The launch post should also avoid making volunteers sound like they are begging for attention. Calm specificity performs a different social function than urgency. It signals that the team has a plan. It tells supporters they are being invited into something organized, not pulled into a scramble. That tone makes it easier for people to share the campaign without feeling they are passing along pressure.

Midweek posts should lower friction, not repeat the ask

Once the campaign is public, the temptation is to repost the original message with a new graphic. Sometimes a reminder is useful, but repetition without added clarity rarely changes behavior. Midweek communication should focus on the places where supporters are likely to stall.

One post might explain the two easiest ways to help: participate directly or share the campaign page with someone who cares about the group. Another might show a simple timeline: launch week, reminder week, final day, and follow-up. A third might answer a practical question that has already surfaced. If the same question is coming to volunteers more than once, it probably deserves a public answer.

A low-burden first-week sequence

  1. Day one: announce the purpose, timeline, and one preferred action.
  2. Day two: share a short example of what the campaign will make possible.
  3. Day three: answer the most common process question in plain language.
  4. Day four: invite supporters to share the campaign with a specific kind of person who may care.
  5. Day five: give a truthful progress update and thank early supporters.
  6. Weekend: restate the next step and set expectations for the following week.

This is not a rigid calendar. It is a way to keep the campaign from becoming a pile of disconnected announcements. The point is to make each post earn its place by reducing confusion or increasing trust.

Progress updates should create usefulness, not pressure

Progress posts can help, but only when they are honest and carefully framed. A good progress update shows supporters that participation is visible and useful. It does not shame people who have not acted, exaggerate momentum, or imply that the campaign is failing because the community has not done enough.
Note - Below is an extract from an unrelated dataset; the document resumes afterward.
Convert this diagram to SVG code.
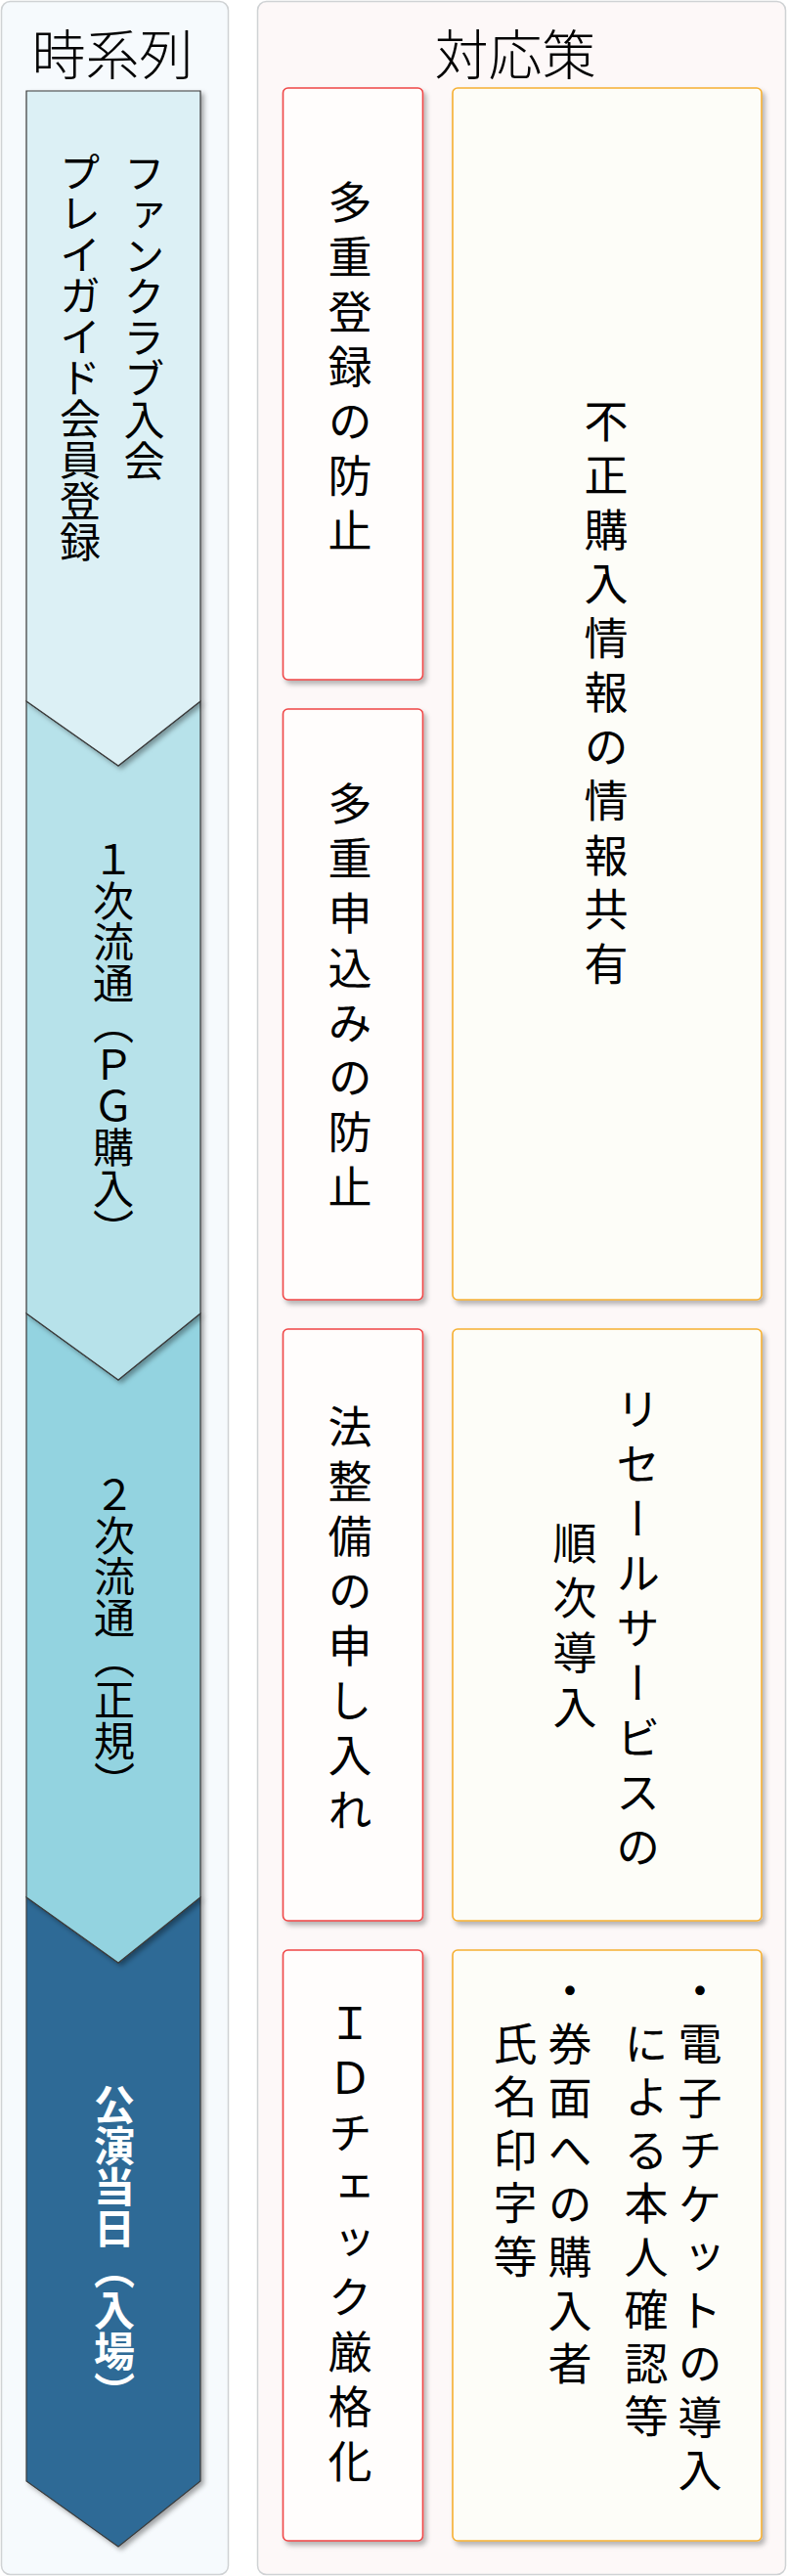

For example, a school group might say that after two days, dozens of families have shared the campaign and the team is moving toward a specific program cost. That kind of update connects action to purpose. It also gives late supporters a reason to believe their participation can still matter. By contrast, a vague post that says the team is “so close” without context may create a short burst of attention but does not build long-term credibility.

The best progress posts also protect volunteer capacity. They reduce the need for individual nudges by making the campaign’s status visible. They give volunteers a shared reference point when someone asks how things are going. They help the team avoid the emotional whiplash of reading silence as rejection when many supporters simply need another clear moment to act.

The week should end by closing loops

The final first-week post should not be a louder version of the launch. It should close the first loop of the campaign. Thank people who have already supported or shared. Name what has been encouraging without overstating results. Clarify what will happen next. If there is another week ahead, tell supporters when they will hear from the team again and what kind of help will be most useful.

This closing message is easy to overlook because the team is already thinking about the next push. It matters because supporters are learning how the organization communicates. If the only messages they see are asks and reminders, the campaign feels extractive. If they see thanks, updates, and useful context, the campaign feels more like shared work.

The first week succeeds when the fundraiser becomes easy for the community to explain without the organizing team in the room. That is a higher bar than simply posting often. It requires disciplined choices about what to say first, what to save for later, and which questions deserve public answers. The result is a campaign that feels calmer to run, easier to share, and more worthy of trust.